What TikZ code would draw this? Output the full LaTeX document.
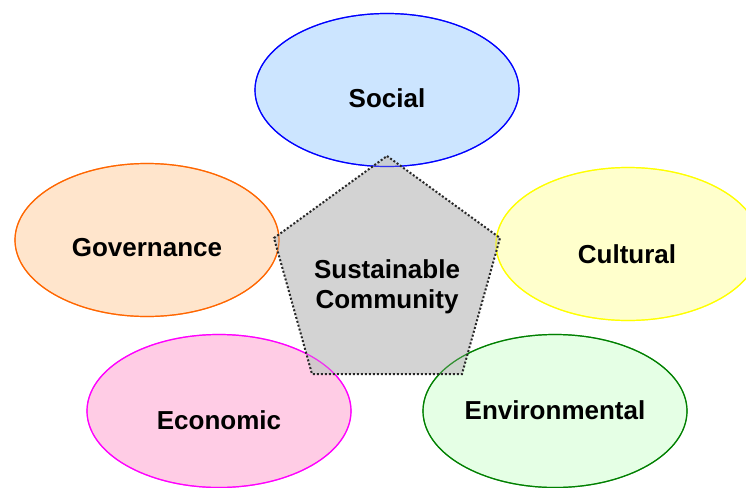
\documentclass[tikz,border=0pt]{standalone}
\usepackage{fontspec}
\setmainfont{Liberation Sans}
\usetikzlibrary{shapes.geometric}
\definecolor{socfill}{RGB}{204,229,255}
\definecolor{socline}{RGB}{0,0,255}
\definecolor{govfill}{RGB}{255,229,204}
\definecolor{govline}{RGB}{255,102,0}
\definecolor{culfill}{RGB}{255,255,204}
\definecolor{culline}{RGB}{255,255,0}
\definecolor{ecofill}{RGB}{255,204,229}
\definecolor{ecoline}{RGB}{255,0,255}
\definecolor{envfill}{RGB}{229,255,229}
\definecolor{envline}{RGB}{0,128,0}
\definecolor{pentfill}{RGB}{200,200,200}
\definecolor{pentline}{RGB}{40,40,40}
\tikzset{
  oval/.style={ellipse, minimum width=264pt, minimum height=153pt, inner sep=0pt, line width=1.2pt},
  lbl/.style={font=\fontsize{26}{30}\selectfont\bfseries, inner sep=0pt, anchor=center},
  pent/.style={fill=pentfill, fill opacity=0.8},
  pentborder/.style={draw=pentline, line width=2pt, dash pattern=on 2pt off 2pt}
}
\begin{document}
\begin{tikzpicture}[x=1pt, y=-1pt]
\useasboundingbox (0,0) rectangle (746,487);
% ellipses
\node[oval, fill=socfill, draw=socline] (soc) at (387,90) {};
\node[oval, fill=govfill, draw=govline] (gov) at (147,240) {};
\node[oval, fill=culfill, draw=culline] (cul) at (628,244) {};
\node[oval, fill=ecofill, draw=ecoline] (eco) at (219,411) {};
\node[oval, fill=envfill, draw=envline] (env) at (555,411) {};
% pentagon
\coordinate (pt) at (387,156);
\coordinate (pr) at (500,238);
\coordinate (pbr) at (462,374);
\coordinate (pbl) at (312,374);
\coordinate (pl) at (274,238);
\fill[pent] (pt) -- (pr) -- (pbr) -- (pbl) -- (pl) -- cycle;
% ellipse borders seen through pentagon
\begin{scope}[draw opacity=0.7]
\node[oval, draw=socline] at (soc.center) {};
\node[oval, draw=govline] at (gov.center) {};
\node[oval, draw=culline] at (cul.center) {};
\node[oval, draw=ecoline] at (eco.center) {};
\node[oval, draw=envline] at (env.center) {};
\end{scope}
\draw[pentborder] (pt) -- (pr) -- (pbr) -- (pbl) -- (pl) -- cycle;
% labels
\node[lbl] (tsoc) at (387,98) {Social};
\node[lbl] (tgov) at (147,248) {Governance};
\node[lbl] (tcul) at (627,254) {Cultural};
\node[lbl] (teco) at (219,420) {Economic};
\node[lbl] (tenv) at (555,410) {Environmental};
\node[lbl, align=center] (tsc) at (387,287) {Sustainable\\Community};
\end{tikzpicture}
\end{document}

—————

### WHAT IS ASKED
Copy all the data exactly as written, but skip any picture.

### TASK SOLUTION
What TikZ code would draw this? Output the full LaTeX document.
\documentclass[tikz,border=0pt]{standalone}
\usepackage{fontspec}
\setmainfont{Liberation Sans}
\usetikzlibrary{shapes.geometric}
\definecolor{socfill}{RGB}{204,229,255}
\definecolor{socline}{RGB}{0,0,255}
\definecolor{govfill}{RGB}{255,229,204}
\definecolor{govline}{RGB}{255,102,0}
\definecolor{culfill}{RGB}{255,255,204}
\definecolor{culline}{RGB}{255,255,0}
\definecolor{ecofill}{RGB}{255,204,229}
\definecolor{ecoline}{RGB}{255,0,255}
\definecolor{envfill}{RGB}{229,255,229}
\definecolor{envline}{RGB}{0,128,0}
\definecolor{pentfill}{RGB}{200,200,200}
\definecolor{pentline}{RGB}{40,40,40}
\tikzset{
  oval/.style={ellipse, minimum width=264pt, minimum height=153pt, inner sep=0pt, line width=1.2pt},
  lbl/.style={font=\fontsize{26}{30}\selectfont\bfseries, inner sep=0pt, anchor=center},
  pent/.style={fill=pentfill, fill opacity=0.8},
  pentborder/.style={draw=pentline, line width=2pt, dash pattern=on 2pt off 2pt}
}
\begin{document}
\begin{tikzpicture}[x=1pt, y=-1pt]
\useasboundingbox (0,0) rectangle (746,487);
% ellipses
\node[oval, fill=socfill, draw=socline] (soc) at (387,90) {};
\node[oval, fill=govfill, draw=govline] (gov) at (147,240) {};
\node[oval, fill=culfill, draw=culline] (cul) at (628,244) {};
\node[oval, fill=ecofill, draw=ecoline] (eco) at (219,411) {};
\node[oval, fill=envfill, draw=envline] (env) at (555,411) {};
% pentagon
\coordinate (pt) at (387,156);
\coordinate (pr) at (500,238);
\coordinate (pbr) at (462,374);
\coordinate (pbl) at (312,374);
\coordinate (pl) at (274,238);
\fill[pent] (pt) -- (pr) -- (pbr) -- (pbl) -- (pl) -- cycle;
% ellipse borders seen through pentagon
\begin{scope}[draw opacity=0.7]
\node[oval, draw=socline] at (soc.center) {};
\node[oval, draw=govline] at (gov.center) {};
\node[oval, draw=culline] at (cul.center) {};
\node[oval, draw=ecoline] at (eco.center) {};
\node[oval, draw=envline] at (env.center) {};
\end{scope}
\draw[pentborder] (pt) -- (pr) -- (pbr) -- (pbl) -- (pl) -- cycle;
% labels
\node[lbl] (tsoc) at (387,98) {Social};
\node[lbl] (tgov) at (147,248) {Governance};
\node[lbl] (tcul) at (627,254) {Cultural};
\node[lbl] (teco) at (219,420) {Economic};
\node[lbl] (tenv) at (555,410) {Environmental};
\node[lbl, align=center] (tsc) at (387,287) {Sustainable\\Community};
\end{tikzpicture}
\end{document}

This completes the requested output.